# Exercise prompt:
Everything in the listing except the pictures should be written out exactly.
============================================================
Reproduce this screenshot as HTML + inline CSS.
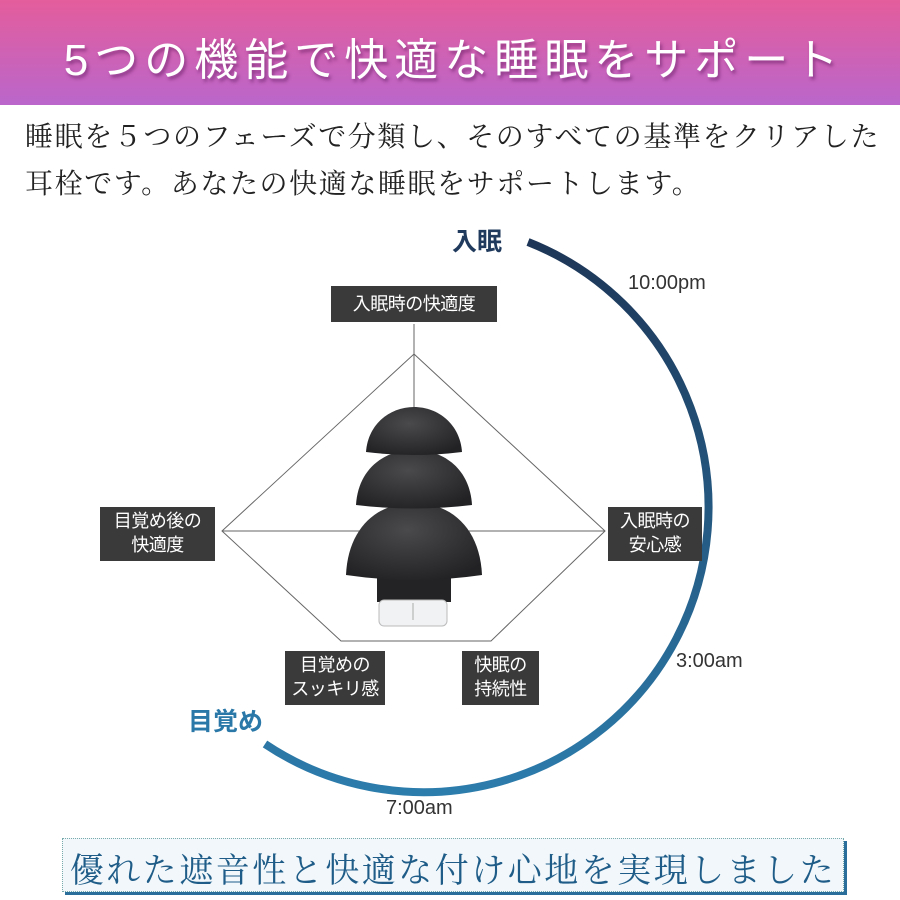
<!DOCTYPE html>
<html><head><meta charset="utf-8"><style>
body{margin:0;width:900px;height:900px;background:#fff;overflow:hidden;position:relative;font-family:"Liberation Sans","Noto Sans CJK JP",sans-serif}
.hdr{position:absolute;left:0;top:0;width:900px;height:105px;background:linear-gradient(#e45d9c,#ba66cb)}
.hdr div{position:absolute;left:4px;width:900px;top:24px;text-align:center;color:#fff;font-size:44px;letter-spacing:6px;text-shadow:2px 3px 3px rgba(90,20,90,.5)}
.p{position:absolute;left:25px;font-family:"Liberation Serif","Noto Serif CJK SC",serif;font-size:28px;color:#222;white-space:nowrap;letter-spacing:1.6px}
.lb{position:absolute;background:#3a3a3a;color:#fff;font-size:18px;line-height:24px;text-align:center;white-space:nowrap;letter-spacing:-0.5px}
.t{position:absolute;font-size:20px;color:#333}
.box{position:absolute;left:62px;top:838px;width:780px;height:52px;background:#f1f7fb;border:1px dotted #7aa;box-shadow:3px 3px 0 #2a6f9c;}
.box div{position:absolute;left:0;width:780px;top:4px;text-align:center;font-family:"Liberation Serif","Noto Serif CJK SC",serif;font-size:34px;color:#1f5d88;letter-spacing:2.5px}
</style></head><body>
<div class="hdr"><div>5つの機能で快適な睡眠をサポート</div></div>
<div class="p" style="top:115px">睡眠を５つのフェーズで分類し、そのすべての基準をクリアした</div>
<div class="p" style="top:162px">耳栓です。あなたの快適な睡眠をサポートします。</div>
<svg width="900" height="900" style="position:absolute;left:0;top:0">
<defs><linearGradient id="g" x1="0" y1="0" x2="0" y2="1"><stop offset="0" stop-color="#1d3657"/><stop offset="1" stop-color="#2c7cac"/></linearGradient>
<radialGradient id="e" cx="0.45" cy="0.35" r="0.7"><stop offset="0" stop-color="#4a4a4c"/><stop offset="1" stop-color="#222225"/></radialGradient></defs>
<path d="M528,242 A285,285 0 1 1 265,744" fill="none" stroke="url(#g)" stroke-width="8"/>
<g stroke="#666" stroke-width="1" fill="none">
<polygon points="414,354 605,531 491,641 341,641 222,531"/>
<line x1="414" y1="324" x2="414" y2="420"/>
<line x1="222" y1="531" x2="605" y2="531"/>
</g>
<g fill="url(#e)">
<rect x="377" y="570" width="74" height="32" fill="#232326"/>
<path d="M346,575 C348,530 375,503 414,503 C453,503 480,530 482,575 Q414,585 346,575Z"/>
<path d="M356,505 C358,470 383,450 414,450 C445,450 470,470 472,505 Q414,512 356,505Z"/>
<path d="M366,452 C368,424 390,407 414,407 C438,407 460,424 462,452 Q414,458 366,452Z"/>
</g>
<rect x="379" y="600" width="68" height="26" rx="5" fill="#f0f2f3" stroke="#bbb"/>
<line x1="413" y1="603" x2="413" y2="620" stroke="#aaa"/>
</svg>
<div class="lb" style="left:331px;top:286px;width:166px;height:36px;line-height:36px">入眠時の快適度</div>
<div class="lb" style="left:100px;top:507px;width:115px;height:52px;padding-top:2px">目覚め後の<br>快適度</div>
<div class="lb" style="left:608px;top:507px;width:94px;height:52px;padding-top:2px">入眠時の<br>安心感</div>
<div class="lb" style="left:285px;top:651px;width:100px;height:52px;padding-top:2px">目覚めの<br>スッキリ感</div>
<div class="lb" style="left:462px;top:651px;width:77px;height:52px;padding-top:2px">快眠の<br>持続性</div>
<div class="t" style="left:452px;top:222px;font-size:25px;font-weight:bold;color:#1f3a5c">入眠</div>
<div class="t" style="left:188px;top:702px;font-size:25px;font-weight:bold;color:#2a78a8">目覚め</div>
<div class="t" style="left:628px;top:272px">10:00pm</div>
<div class="t" style="left:676px;top:650px">3:00am</div>
<div class="t" style="left:386px;top:797px">7:00am</div>
<div class="box"><div>優れた遮音性と快適な付け心地を実現しました</div></div>
</body></html>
============================================================
# Solution to the exercise:
Reproduce this screenshot as HTML + inline CSS.
<!DOCTYPE html>
<html><head><meta charset="utf-8"><style>
body{margin:0;width:900px;height:900px;background:#fff;overflow:hidden;position:relative;font-family:"Liberation Sans","Noto Sans CJK JP",sans-serif}
.hdr{position:absolute;left:0;top:0;width:900px;height:105px;background:linear-gradient(#e45d9c,#ba66cb)}
.hdr div{position:absolute;left:4px;width:900px;top:24px;text-align:center;color:#fff;font-size:44px;letter-spacing:6px;text-shadow:2px 3px 3px rgba(90,20,90,.5)}
.p{position:absolute;left:25px;font-family:"Liberation Serif","Noto Serif CJK SC",serif;font-size:28px;color:#222;white-space:nowrap;letter-spacing:1.6px}
.lb{position:absolute;background:#3a3a3a;color:#fff;font-size:18px;line-height:24px;text-align:center;white-space:nowrap;letter-spacing:-0.5px}
.t{position:absolute;font-size:20px;color:#333}
.box{position:absolute;left:62px;top:838px;width:780px;height:52px;background:#f1f7fb;border:1px dotted #7aa;box-shadow:3px 3px 0 #2a6f9c;}
.box div{position:absolute;left:0;width:780px;top:4px;text-align:center;font-family:"Liberation Serif","Noto Serif CJK SC",serif;font-size:34px;color:#1f5d88;letter-spacing:2.5px}
</style></head><body>
<div class="hdr"><div>5つの機能で快適な睡眠をサポート</div></div>
<div class="p" style="top:115px">睡眠を５つのフェーズで分類し、そのすべての基準をクリアした</div>
<div class="p" style="top:162px">耳栓です。あなたの快適な睡眠をサポートします。</div>
<svg width="900" height="900" style="position:absolute;left:0;top:0">
<defs><linearGradient id="g" x1="0" y1="0" x2="0" y2="1"><stop offset="0" stop-color="#1d3657"/><stop offset="1" stop-color="#2c7cac"/></linearGradient>
<radialGradient id="e" cx="0.45" cy="0.35" r="0.7"><stop offset="0" stop-color="#4a4a4c"/><stop offset="1" stop-color="#222225"/></radialGradient></defs>
<path d="M528,242 A285,285 0 1 1 265,744" fill="none" stroke="url(#g)" stroke-width="8"/>
<g stroke="#666" stroke-width="1" fill="none">
<polygon points="414,354 605,531 491,641 341,641 222,531"/>
<line x1="414" y1="324" x2="414" y2="420"/>
<line x1="222" y1="531" x2="605" y2="531"/>
</g>
<g fill="url(#e)">
<rect x="377" y="570" width="74" height="32" fill="#232326"/>
<path d="M346,575 C348,530 375,503 414,503 C453,503 480,530 482,575 Q414,585 346,575Z"/>
<path d="M356,505 C358,470 383,450 414,450 C445,450 470,470 472,505 Q414,512 356,505Z"/>
<path d="M366,452 C368,424 390,407 414,407 C438,407 460,424 462,452 Q414,458 366,452Z"/>
</g>
<rect x="379" y="600" width="68" height="26" rx="5" fill="#f0f2f3" stroke="#bbb"/>
<line x1="413" y1="603" x2="413" y2="620" stroke="#aaa"/>
</svg>
<div class="lb" style="left:331px;top:286px;width:166px;height:36px;line-height:36px">入眠時の快適度</div>
<div class="lb" style="left:100px;top:507px;width:115px;height:52px;padding-top:2px">目覚め後の<br>快適度</div>
<div class="lb" style="left:608px;top:507px;width:94px;height:52px;padding-top:2px">入眠時の<br>安心感</div>
<div class="lb" style="left:285px;top:651px;width:100px;height:52px;padding-top:2px">目覚めの<br>スッキリ感</div>
<div class="lb" style="left:462px;top:651px;width:77px;height:52px;padding-top:2px">快眠の<br>持続性</div>
<div class="t" style="left:452px;top:222px;font-size:25px;font-weight:bold;color:#1f3a5c">入眠</div>
<div class="t" style="left:188px;top:702px;font-size:25px;font-weight:bold;color:#2a78a8">目覚め</div>
<div class="t" style="left:628px;top:272px">10:00pm</div>
<div class="t" style="left:676px;top:650px">3:00am</div>
<div class="t" style="left:386px;top:797px">7:00am</div>
<div class="box"><div>優れた遮音性と快適な付け心地を実現しました</div></div>
</body></html>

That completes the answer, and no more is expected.